**Exercise objective:**
Repeat, exactly and in full, the lines of the listing below, but without any pictures.

● ● ● ●

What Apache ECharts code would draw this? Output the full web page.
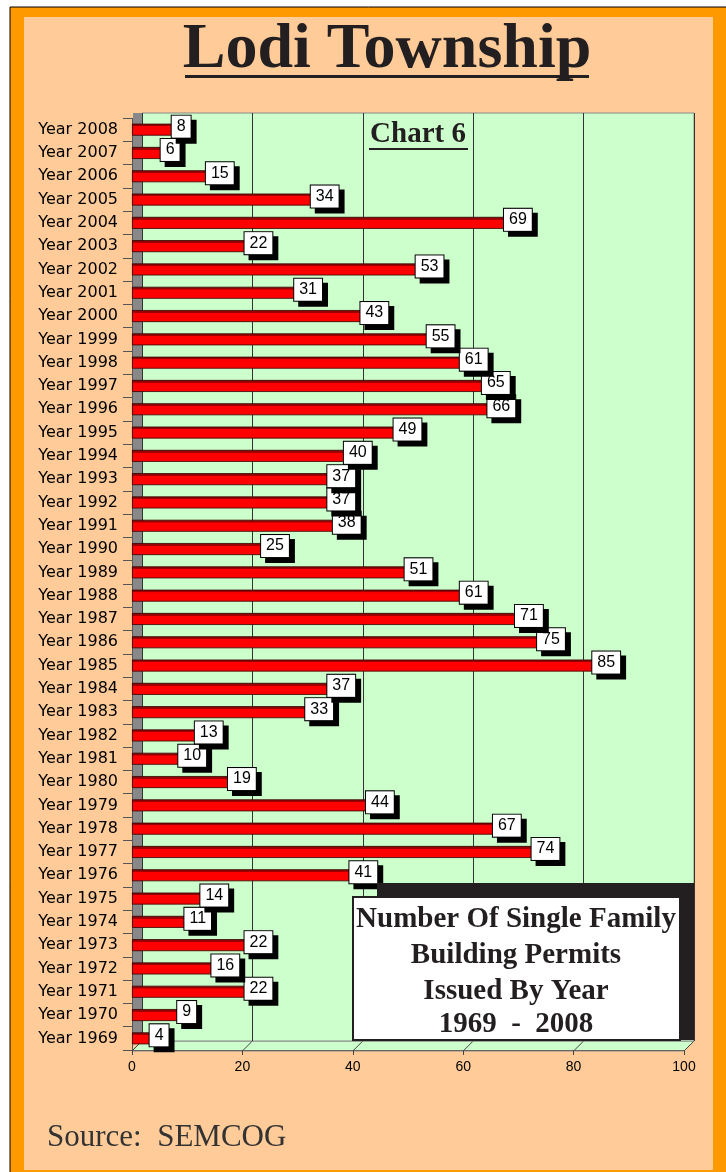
<!DOCTYPE html>
<html><head><meta charset="utf-8">
<script src="https://cdn.jsdelivr.net/npm/echarts@6/dist/echarts.min.js"></script>
<style>html,body{margin:0;padding:0;background:#fff}#c{width:726px;height:1172px}</style>
</head><body><div id="c"></div>
<script>
const years = ['Year 1969','Year 1970','Year 1971','Year 1972','Year 1973','Year 1974','Year 1975','Year 1976','Year 1977','Year 1978',
  'Year 1979','Year 1980','Year 1981','Year 1982','Year 1983','Year 1984','Year 1985','Year 1986','Year 1987','Year 1988',
  'Year 1989','Year 1990','Year 1991','Year 1992','Year 1993','Year 1994','Year 1995','Year 1996','Year 1997','Year 1998',
  'Year 1999','Year 2000','Year 2001','Year 2002','Year 2003','Year 2004','Year 2005','Year 2006','Year 2007','Year 2008'];
const permits = [4,9,22,16,22,11,14,41,74,67,
  44,19,10,13,33,37,85,75,71,61,
  51,25,38,37,37,40,49,66,65,61,
  55,43,31,53,22,69,34,15,6,8];
const xTicks = [0,20,40,60,80,100];
const title = 'Lodi Township';
const subtitle = 'Chart 6';
const boxLines = ['Number Of Single Family','Building Permits','Issued By Year','1969  -  2008'];
const source = 'Source:  SEMCOG';

const sans = '"Liberation Sans", Arial, sans-serif';
const wide = '"DejaVu Sans", Verdana, sans-serif';
const serif = '"Liberation Serif", "Times New Roman", serif';

const chart = echarts.init(document.getElementById('c'), null, {renderer:'canvas'});

const graphics = [
  {type:'rect', z:-100, shape:{x:10,y:7,width:720,height:1170}, style:{fill:'#FF9900', stroke:'#000', lineWidth:1}},
  {type:'rect', z:-99, shape:{x:24,y:17,width:689,height:1153}, style:{fill:'#FFCC99'}},
  {type:'text', z:10, x:387, y:50, style:{text:title, font:'bold 64px ' + serif, fill:'#231F20', align:'center', verticalAlign:'middle'}},
  {type:'rect', z:10, shape:{x:185,y:75,width:404,height:3}, style:{fill:'#231F20'}},
  {type:'text', z:10, x:418, y:135, style:{text:subtitle, font:'bold 29px ' + serif, fill:'#231F20', align:'center', verticalAlign:'middle'}},
  {type:'rect', z:10, shape:{x:369,y:148,width:99,height:2}, style:{fill:'#231F20'}},
  {type:'rect', z:10, shape:{x:377,y:883,width:317,height:157}, style:{fill:'#231F20'}},
  {type:'rect', z:11, shape:{x:353,y:897,width:327,height:143}, style:{fill:'#fff', stroke:'#231F20', lineWidth:2}},
  {type:'text', z:10, x:47, y:1138, style:{text:source, font:'31px ' + serif, fill:'#333', align:'left', verticalAlign:'middle'}}
];
const lineY = [920, 956, 992, 1025];
boxLines.forEach((t,i)=>{
  graphics.push({type:'text', z:12, x:516, y:lineY[i], style:{text:t, font:'bold 29px ' + serif, fill:'#231F20', align:'center', verticalAlign:'middle'}});
});
graphics.push({type:'polygon', z:-1, shape:{points:[[132,1051],[684,1051],[694,1041],[142,1041]]}, style:{fill:'#CCFFCC', stroke:'#888', lineWidth:1}});

const option = {
  backgroundColor:'#fff',
  animation:false,
  grid:[
    {left:142, right:32, top:113, bottom:131, show:true, backgroundColor:'#CCFFCC', borderColor:'#888', borderWidth:1, containLabel:false},
    {left:132, right:42, top:118, bottom:122, containLabel:false}
  ],
  xAxis:[
    {gridIndex:0, type:'value', min:0, max:100, interval:20,
     axisLine:{show:false}, axisTick:{show:false}, axisLabel:{show:false},
     splitLine:{show:true, lineStyle:{color:'#333', width:1}}},
    {gridIndex:1, type:'value', min:0, max:100, interval:20,
     axisLine:{show:true, onZero:false, lineStyle:{color:'#666'}},
     axisTick:{show:true, length:5, lineStyle:{color:'#444'}},
     axisLabel:{show:true, margin:10, fontFamily:sans, fontSize:14, color:'#000', formatter:v=>xTicks.includes(v)?String(v):''},
     splitLine:{show:false}}
  ],
  yAxis:[
    {gridIndex:0, type:'value', min:0, max:1, offset:5,
     axisLine:{show:true, onZero:false, lineStyle:{color:'#888', width:9, cap:'butt'}},
     axisTick:{show:false}, axisLabel:{show:false}, splitLine:{show:false}},
    {gridIndex:1, type:'category', data:years,
     axisLine:{show:true, onZero:false, lineStyle:{color:'#555', cap:'butt'}},
     axisTick:{show:true, length:9, lineStyle:{color:'#555'}},
     axisLabel:{margin:14, fontFamily:wide, fontSize:16, color:'#000'}}
  ],
  series:[{
    type:'bar', xAxisIndex:1, yAxisIndex:1, data:permits, barWidth:12,
    itemStyle:{
      color:{type:'linear', x:0, y:0, x2:0, y2:1, colorStops:[
        {offset:0, color:'#8B0000'},{offset:0.22, color:'#A00000'},{offset:0.24, color:'#FF0000'},{offset:1, color:'#FF0000'}]},
      borderColor:'#300', borderWidth:0.8
    },
    label:{
      show:true, position:'right', distance:5, align:'center', verticalAlign:'middle', offset:[0,-3],
      fontFamily:sans, fontSize:16, lineHeight:17, color:'#000', backgroundColor:'#fff', borderColor:'#000', borderWidth:1,
      padding:[3,5,2,5], shadowColor:'#000', shadowOffsetX:5, shadowOffsetY:5, shadowBlur:0
    }
  }],
  graphic:{elements:graphics}
};
chart.setOption(option);

// slanted floor tick marks linking front axis to back wall grid lines
const extra = [];
xTicks.forEach(v=>{
  const fx = chart.convertToPixel({xAxisIndex:1}, v);
  const bx = chart.convertToPixel({xAxisIndex:0}, v);
  extra.push({type:'line', z:-1, shape:{x1:fx, y1:1051, x2:bx, y2:1041}, style:{stroke:'#444', lineWidth:1}});
});
chart.setOption({graphic:{elements:graphics.concat(extra)}}, {replaceMerge:['graphic']});
</script>
</body></html>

● ● ● ●

**Response to this exercise:**
What Apache ECharts code would draw this? Output the full web page.
<!DOCTYPE html>
<html><head><meta charset="utf-8">
<script src="https://cdn.jsdelivr.net/npm/echarts@6/dist/echarts.min.js"></script>
<style>html,body{margin:0;padding:0;background:#fff}#c{width:726px;height:1172px}</style>
</head><body><div id="c"></div>
<script>
const years = ['Year 1969','Year 1970','Year 1971','Year 1972','Year 1973','Year 1974','Year 1975','Year 1976','Year 1977','Year 1978',
  'Year 1979','Year 1980','Year 1981','Year 1982','Year 1983','Year 1984','Year 1985','Year 1986','Year 1987','Year 1988',
  'Year 1989','Year 1990','Year 1991','Year 1992','Year 1993','Year 1994','Year 1995','Year 1996','Year 1997','Year 1998',
  'Year 1999','Year 2000','Year 2001','Year 2002','Year 2003','Year 2004','Year 2005','Year 2006','Year 2007','Year 2008'];
const permits = [4,9,22,16,22,11,14,41,74,67,
  44,19,10,13,33,37,85,75,71,61,
  51,25,38,37,37,40,49,66,65,61,
  55,43,31,53,22,69,34,15,6,8];
const xTicks = [0,20,40,60,80,100];
const title = 'Lodi Township';
const subtitle = 'Chart 6';
const boxLines = ['Number Of Single Family','Building Permits','Issued By Year','1969  -  2008'];
const source = 'Source:  SEMCOG';

const sans = '"Liberation Sans", Arial, sans-serif';
const wide = '"DejaVu Sans", Verdana, sans-serif';
const serif = '"Liberation Serif", "Times New Roman", serif';

const chart = echarts.init(document.getElementById('c'), null, {renderer:'canvas'});

const graphics = [
  {type:'rect', z:-100, shape:{x:10,y:7,width:720,height:1170}, style:{fill:'#FF9900', stroke:'#000', lineWidth:1}},
  {type:'rect', z:-99, shape:{x:24,y:17,width:689,height:1153}, style:{fill:'#FFCC99'}},
  {type:'text', z:10, x:387, y:50, style:{text:title, font:'bold 64px ' + serif, fill:'#231F20', align:'center', verticalAlign:'middle'}},
  {type:'rect', z:10, shape:{x:185,y:75,width:404,height:3}, style:{fill:'#231F20'}},
  {type:'text', z:10, x:418, y:135, style:{text:subtitle, font:'bold 29px ' + serif, fill:'#231F20', align:'center', verticalAlign:'middle'}},
  {type:'rect', z:10, shape:{x:369,y:148,width:99,height:2}, style:{fill:'#231F20'}},
  {type:'rect', z:10, shape:{x:377,y:883,width:317,height:157}, style:{fill:'#231F20'}},
  {type:'rect', z:11, shape:{x:353,y:897,width:327,height:143}, style:{fill:'#fff', stroke:'#231F20', lineWidth:2}},
  {type:'text', z:10, x:47, y:1138, style:{text:source, font:'31px ' + serif, fill:'#333', align:'left', verticalAlign:'middle'}}
];
const lineY = [920, 956, 992, 1025];
boxLines.forEach((t,i)=>{
  graphics.push({type:'text', z:12, x:516, y:lineY[i], style:{text:t, font:'bold 29px ' + serif, fill:'#231F20', align:'center', verticalAlign:'middle'}});
});
graphics.push({type:'polygon', z:-1, shape:{points:[[132,1051],[684,1051],[694,1041],[142,1041]]}, style:{fill:'#CCFFCC', stroke:'#888', lineWidth:1}});

const option = {
  backgroundColor:'#fff',
  animation:false,
  grid:[
    {left:142, right:32, top:113, bottom:131, show:true, backgroundColor:'#CCFFCC', borderColor:'#888', borderWidth:1, containLabel:false},
    {left:132, right:42, top:118, bottom:122, containLabel:false}
  ],
  xAxis:[
    {gridIndex:0, type:'value', min:0, max:100, interval:20,
     axisLine:{show:false}, axisTick:{show:false}, axisLabel:{show:false},
     splitLine:{show:true, lineStyle:{color:'#333', width:1}}},
    {gridIndex:1, type:'value', min:0, max:100, interval:20,
     axisLine:{show:true, onZero:false, lineStyle:{color:'#666'}},
     axisTick:{show:true, length:5, lineStyle:{color:'#444'}},
     axisLabel:{show:true, margin:10, fontFamily:sans, fontSize:14, color:'#000', formatter:v=>xTicks.includes(v)?String(v):''},
     splitLine:{show:false}}
  ],
  yAxis:[
    {gridIndex:0, type:'value', min:0, max:1, offset:5,
     axisLine:{show:true, onZero:false, lineStyle:{color:'#888', width:9, cap:'butt'}},
     axisTick:{show:false}, axisLabel:{show:false}, splitLine:{show:false}},
    {gridIndex:1, type:'category', data:years,
     axisLine:{show:true, onZero:false, lineStyle:{color:'#555', cap:'butt'}},
     axisTick:{show:true, length:9, lineStyle:{color:'#555'}},
     axisLabel:{margin:14, fontFamily:wide, fontSize:16, color:'#000'}}
  ],
  series:[{
    type:'bar', xAxisIndex:1, yAxisIndex:1, data:permits, barWidth:12,
    itemStyle:{
      color:{type:'linear', x:0, y:0, x2:0, y2:1, colorStops:[
        {offset:0, color:'#8B0000'},{offset:0.22, color:'#A00000'},{offset:0.24, color:'#FF0000'},{offset:1, color:'#FF0000'}]},
      borderColor:'#300', borderWidth:0.8
    },
    label:{
      show:true, position:'right', distance:5, align:'center', verticalAlign:'middle', offset:[0,-3],
      fontFamily:sans, fontSize:16, lineHeight:17, color:'#000', backgroundColor:'#fff', borderColor:'#000', borderWidth:1,
      padding:[3,5,2,5], shadowColor:'#000', shadowOffsetX:5, shadowOffsetY:5, shadowBlur:0
    }
  }],
  graphic:{elements:graphics}
};
chart.setOption(option);

// slanted floor tick marks linking front axis to back wall grid lines
const extra = [];
xTicks.forEach(v=>{
  const fx = chart.convertToPixel({xAxisIndex:1}, v);
  const bx = chart.convertToPixel({xAxisIndex:0}, v);
  extra.push({type:'line', z:-1, shape:{x1:fx, y1:1051, x2:bx, y2:1041}, style:{stroke:'#444', lineWidth:1}});
});
chart.setOption({graphic:{elements:graphics.concat(extra)}}, {replaceMerge:['graphic']});
</script>
</body></html>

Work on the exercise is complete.